Error Handling Strategy
While error handling is important, excessive error handling in every step can impact performance. Focus error handling on critical points where errors are likely to occur, such as data source connections and type transformations.
// Strategic error handling
let
Source = try Sql.Database("server", "db")
otherwise #table({"Error"}, {{"Connection Failed"}}),
// Don't wrap every step in try/otherwise
Transform = Table.SelectRows(Source, each [Amount] > 0)
in
Transform
Date Tables and Calendar Calculations
Instead of calculating date-related transformations in every query, create a single date table and reference it. This is especially important when working with fiscal calendars or custom date logic.
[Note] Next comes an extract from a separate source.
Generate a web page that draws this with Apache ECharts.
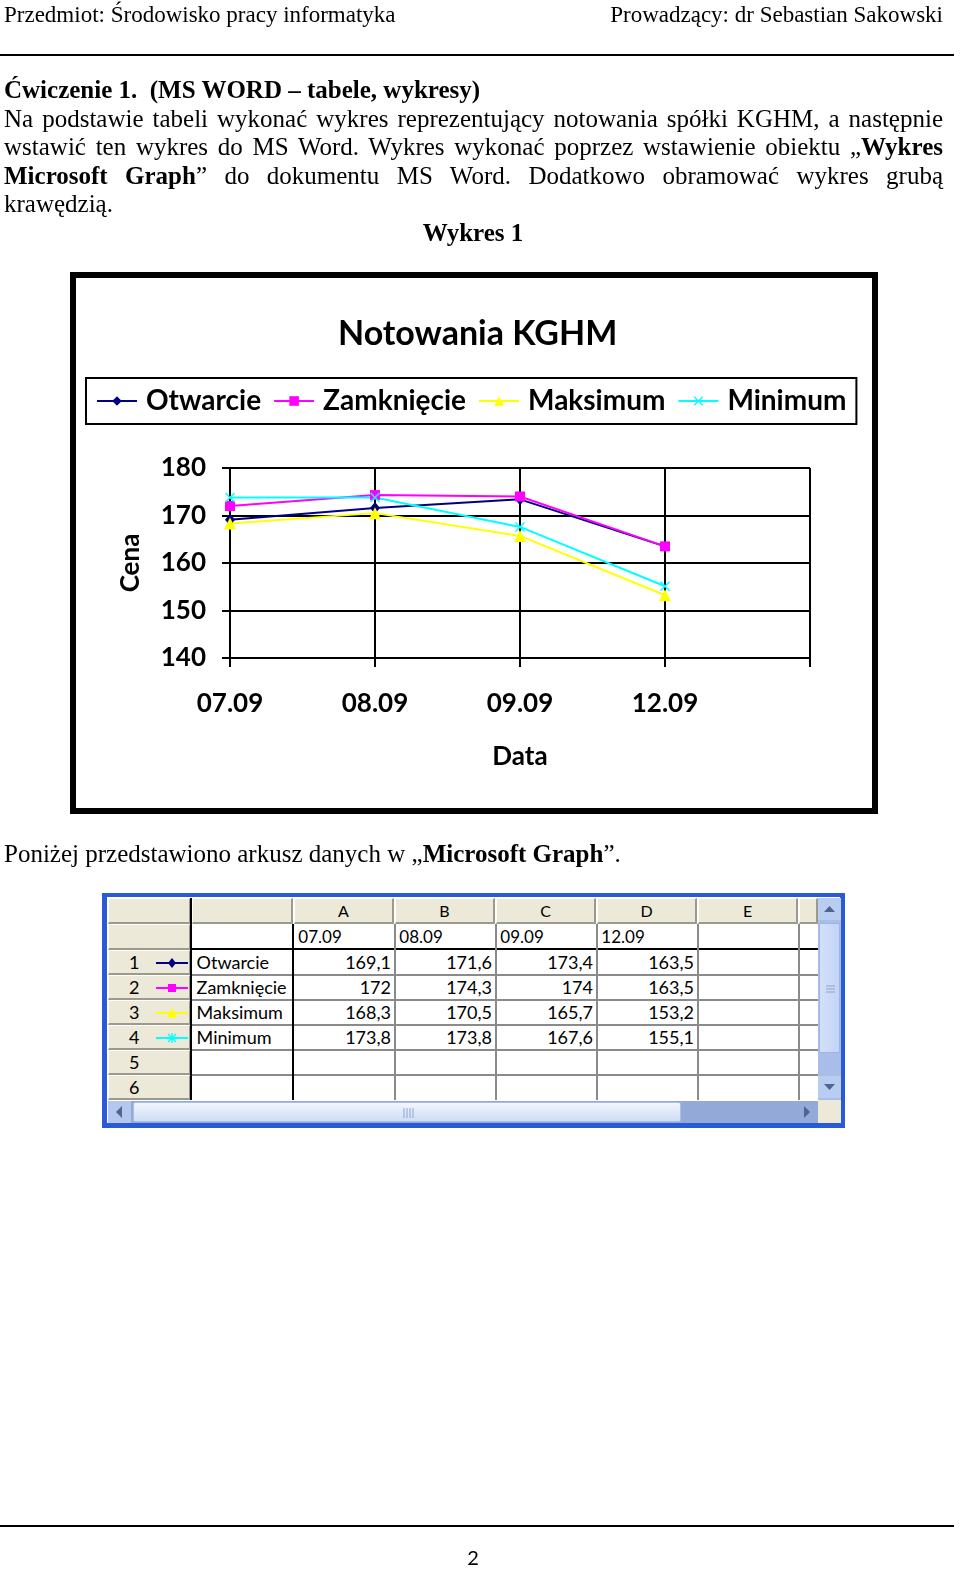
<!DOCTYPE html>
<html><head><meta charset="utf-8">
<script src="https://cdn.jsdelivr.net/npm/echarts@6/dist/echarts.min.js"></script>
<style>
body{margin:0;width:960px;height:1576px;position:relative;background:#fff;overflow:hidden}
#chart{position:absolute;left:0;top:0;width:960px;height:1576px}
.t{position:absolute;font-family:"Liberation Serif","Times New Roman",serif;font-size:25px;color:#000;white-space:nowrap;line-height:24px;height:24px}
.j{text-align:justify;text-align-last:justify;white-space:normal;width:939px;left:4px}
.rule{position:absolute;left:0;width:954px;height:2px;background:#000}
.c{position:absolute;box-sizing:border-box;font-family:Lato,"Noto Sans",sans-serif;font-size:18px;color:#000;line-height:25px;overflow:hidden;white-space:nowrap}
.h{background:#ece9d8;border-top:1px solid #fff;border-left:1px solid #fff;border-right:2px solid #9d9a8c;border-bottom:2px solid #9d9a8c;text-align:center}
</style></head><body>
<div id="chart"></div>

<div class="t" style="left:4px;top:3px;font-size:23px">Przedmiot: Środowisko pracy informatyka</div>
<div class="t" style="right:17px;top:3px;font-size:23px">Prowadzący: dr Sebastian Sakowski</div>
<div class="rule" style="top:54px"></div>

<div class="t" style="left:4px;top:78px;font-weight:bold">Ćwiczenie 1.&nbsp; (MS WORD – tabele, wykresy)</div>
<div class="t j" style="top:107px">Na podstawie tabeli wykonać wykres reprezentujący notowania spółki KGHM, a następnie</div>
<div class="t j" style="top:135px">wstawić ten wykres do MS Word. Wykres wykonać poprzez wstawienie obiektu „<b>Wykres</b></div>
<div class="t j" style="top:164px"><b>Microsoft Graph</b>” do dokumentu MS Word. Dodatkowo obramować wykres grubą</div>
<div class="t" style="left:4px;top:192px">krawędzią.</div>
<div class="t" style="left:0;width:946px;text-align:center;top:221px;font-weight:bold">Wykres 1</div>

<div class="t" style="left:4px;top:842px">Poniżej przedstawiono arkusz danych w „<b>Microsoft Graph</b>”.</div>

<div id="sheet"></div>

<div class="rule" style="top:1525px"></div>
<div class="t" style="left:0;width:946px;text-align:center;top:1545px;font-family:Lato,sans-serif;font-size:20px">2</div>

<script>
// ---- data ----
const categories = ['07.09', '08.09', '09.09', '12.09'];
const seriesNames = ['Otwarcie', 'Zamknięcie', 'Maksimum', 'Minimum'];
const otwarcie   = [169.1, 171.6, 173.4, 163.5];
const zamkniecie = [172, 174.3, 174, 163.5];
const maksimum   = [168.3, 170.5, 165.7, 153.2];
const minimum    = [173.8, 173.8, 167.6, 155.1];
const columnLetters = ['A', 'B', 'C', 'D', 'E'];
const rowNumbers = ['1', '2', '3', '4', '5', '6'];
const yMin = 140, yMax = 180, yStep = 10;

const seriesData = [otwarcie, zamkniecie, maksimum, minimum];
const colors = ['#000080', '#ff00ff', '#ffff00', '#00ffff'];
const starPath = 'path://M0,1L1,0L5,4L9,0L10,1L6,5L10,9L9,10L5,6L1,10L0,9L4,5Z';
const symbols = ['diamond', 'rect', 'triangle', starPath];
const symSizes = [[10, 12], 10, 12, 10];

const FONT = 'Lato';
const bold = (size) => ({fontFamily: FONT, fontWeight: 'bold', fontSize: size, color: '#000'});

const chart = echarts.init(document.getElementById('chart'), null, {renderer: 'canvas'});
chart.setOption({
  animation: false,
  backgroundColor: 'transparent',
  title: {text: 'Notowania KGHM', left: 333, top: 312, textStyle: bold(34)},
  legend: {
    data: seriesNames, left: 86, top: 378, padding: [9, 10], itemGap: 12,
    itemWidth: 40, itemHeight: 12, borderColor: '#000', borderWidth: 2,
    textStyle: Object.assign(bold(28), {padding: [0, 0, 0, 4]})
  },
  grid: {left: 230, right: 150, top: 468, bottom: 918, containLabel: false},
  xAxis: {
    type: 'category', data: categories.concat(['']), boundaryGap: false,
    axisLine: {lineStyle: {color: '#000', width: 2}},
    axisTick: {show: true, length: 9, lineStyle: {color: '#000', width: 2}},
    axisLabel: Object.assign(bold(26), {margin: 33, interval: 0}),
    splitLine: {show: true, lineStyle: {color: '#000', width: 2}},
    name: 'Data', nameLocation: 'middle', nameGap: 86, nameTextStyle: bold(26)
  },
  yAxis: {
    type: 'value', min: yMin, max: yMax, interval: yStep,
    axisLine: {show: true, lineStyle: {color: '#000', width: 2}},
    axisTick: {show: true, length: 8, lineStyle: {color: '#000', width: 2}},
    axisLabel: Object.assign(bold(26), {margin: 24}),
    splitLine: {show: true, lineStyle: {color: '#000', width: 2}},
    name: 'Cena', nameLocation: 'middle', nameRotate: 90, nameGap: 86, nameTextStyle: bold(26)
  },
  graphic: [{type: 'rect', silent: true, shape: {x: 73, y: 275, width: 802, height: 536},
             style: {fill: null, stroke: '#000', lineWidth: 6}}],
  series: seriesNames.map((n, i) => ({
    name: n, type: 'line', data: seriesData[i], color: colors[i],
    symbol: symbols[i], symbolSize: symSizes[i], showSymbol: true,
    lineStyle: {width: 2, color: colors[i]}, itemStyle: {color: colors[i]}
  }))
});

// ---- datasheet (Microsoft Graph) ----
const sheet = document.getElementById('sheet');
function box(x, y, w, h, cls, html, st) {
  const d = document.createElement('div');
  d.className = 'c ' + (cls || '');
  d.style.cssText = `left:${x}px;top:${y}px;width:${w}px;height:${h}px;` + (st || '');
  d.innerHTML = html || '';
  sheet.appendChild(d);
  return d;
}
const fmt = v => String(v).replace('.', ',');
const colX = [192, 294, 395, 496, 597, 698, 799];   // label col start, A..E, end
const rowY = [924, 950, 975, 1000, 1025, 1050, 1075, 1100]; // date row, rows1..6, end
// outer frame
box(102, 893, 743, 235, '', '', 'border:5px solid #2a5bd7;border-top-width:4px;background:#fff');
// header row
box(108, 898, 83, 26, 'h');
box(192, 898, 101, 26, 'h');
columnLetters.forEach((L, i) => box(colX[i + 1], 898, colX[i + 2] - colX[i + 1] - 1, 26, 'h', L, 'font-size:16px;line-height:24px'));
box(799, 898, 19, 26, 'h');
// row header column
box(108, 924, 83, 26, 'h');
rowNumbers.forEach((r, i) => {
  let icon = '';
  if (i < 4) {
    const c = colors[i];
    const mk = [
      `<path d="M16,1L20,6L16,11L12,6Z" fill="${c}"/>`,
      `<rect x="12" y="2" width="8" height="8" fill="${c}"/>`,
      `<path d="M16,1L21,11L11,11Z" fill="${c}"/>`,
      `<path d="M12,2L20,10M20,2L12,10M16,1V11" stroke="${c}" stroke-width="1.3"/>`
    ][i];
    icon = `<svg width="32" height="12" style="position:absolute;left:47px;top:6px"><line x1="0" y1="6" x2="32" y2="6" stroke="${c}" stroke-width="2"/>${mk}</svg>`;
  }
  box(108, rowY[i + 1], 83, rowY[i + 2] - rowY[i + 1], 'h', `<span style="position:absolute;left:20px;top:-1px">${r}</span>` + icon, 'text-align:left');
});
// cells area
box(192, 924, 626, 176, '', '', 'background:#fff');
// date row
categories.forEach((d, i) => box(colX[i + 1], 924, colX[i + 2] - colX[i + 1], 25, '', '&nbsp;' + d, 'font-size:17px'));
// labels + values
seriesNames.forEach((n, r) => {
  box(192, rowY[r + 1], 101, rowY[r + 2] - rowY[r + 1], '', '&nbsp;' + n);
  seriesData[r].forEach((v, c) => box(colX[c + 1], rowY[r + 1], colX[c + 2] - colX[c + 1] - 4, rowY[r + 2] - rowY[r + 1], '', fmt(v), 'text-align:right'));
});
// grid lines
for (let i = 2; i < rowY.length - 1; i++) box(192, rowY[i] - 1, 626, 2, '', '', 'background:#8a8a8a');
box(192, 948, 626, 2, '', '', 'background:#000');
for (let i = 2; i < colX.length; i++) box(colX[i] - 1, 924, 2, 176, '', '', 'background:#8a8a8a');
box(292, 924, 2, 176, '', '', 'background:#000');
box(190, 898, 2, 202, '', '', 'background:#000');
// vertical scrollbar
box(818, 898, 23, 202, '', '', 'background:#a8bde8');
box(818, 898, 23, 22, '', '<svg width="23" height="22"><path d="M6,14L11.5,8L17,14Z" fill="#4d6591"/></svg>', 'background:#b9cdf2');
box(819, 923, 21, 130, '', '<svg width="21" height="130"><path d="M6,62H15M6,65H15M6,68H15" stroke="#8ea3cc"/></svg>', 'background:linear-gradient(90deg,#d4e0fa,#c3d4f6);border:1px solid #9fb6e4;border-radius:2px');
box(818, 1076, 23, 22, '', '<svg width="23" height="22"><path d="M6,8L11.5,14L17,8Z" fill="#4d6591"/></svg>', 'background:#b9cdf2');
// horizontal scrollbar
box(108, 1101, 710, 22, '', '', 'background:#93aad9');
box(108, 1101, 23, 22, '', '<svg width="23" height="22"><path d="M14,5L8,11L14,17Z" fill="#4d6591"/></svg>', 'background:#b4c7ee');
box(133, 1102, 548, 20, '', '<svg width="548" height="20"><path d="M270,5V15M273,5V15M276,5V15M279,5V15" stroke="#8ea3cc"/></svg>', 'background:linear-gradient(180deg,#f2f6fd,#cfdcf5);border:1px solid #a9bde6;border-radius:2px');
box(795, 1101, 23, 22, '', '<svg width="23" height="22"><path d="M9,5L15,11L9,17Z" fill="#4d6591"/></svg>', '');
box(818, 1100, 23, 23, '', '', 'background:#ece9d8');
</script>
</body></html>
Performance Optimization Checklist
✅ Filter data as early as possible
✅ Remove unnecessary columns early
✅ Set correct data types immediately
✅ Check for query folding
✅ Buffer small, frequently-used tables only
✅ Combine steps when reasonable
✅ Remove unused steps
✅ Use reference queries for shared logic
✅ Organize queries logically
Monitoring Performance
To monitor and optimize Power Query performance:
- Use Query Diagnostics to analyze query execution
- Monitor Windows Task Manager for memory usage during refresh
- Test refresh times with different optimization strategies
- Review data source query logs (if available)
Conclusion
Optimizing Power Query doesn’t have to be complex. Start with proper query structure, understand query folding, and use buffering judiciously. These fundamentals will help you build efficient, maintainable data transformations.
Remember: The best optimization is often the simplest one. Focus on getting the basics right first, then dive into more advanced techniques as needed.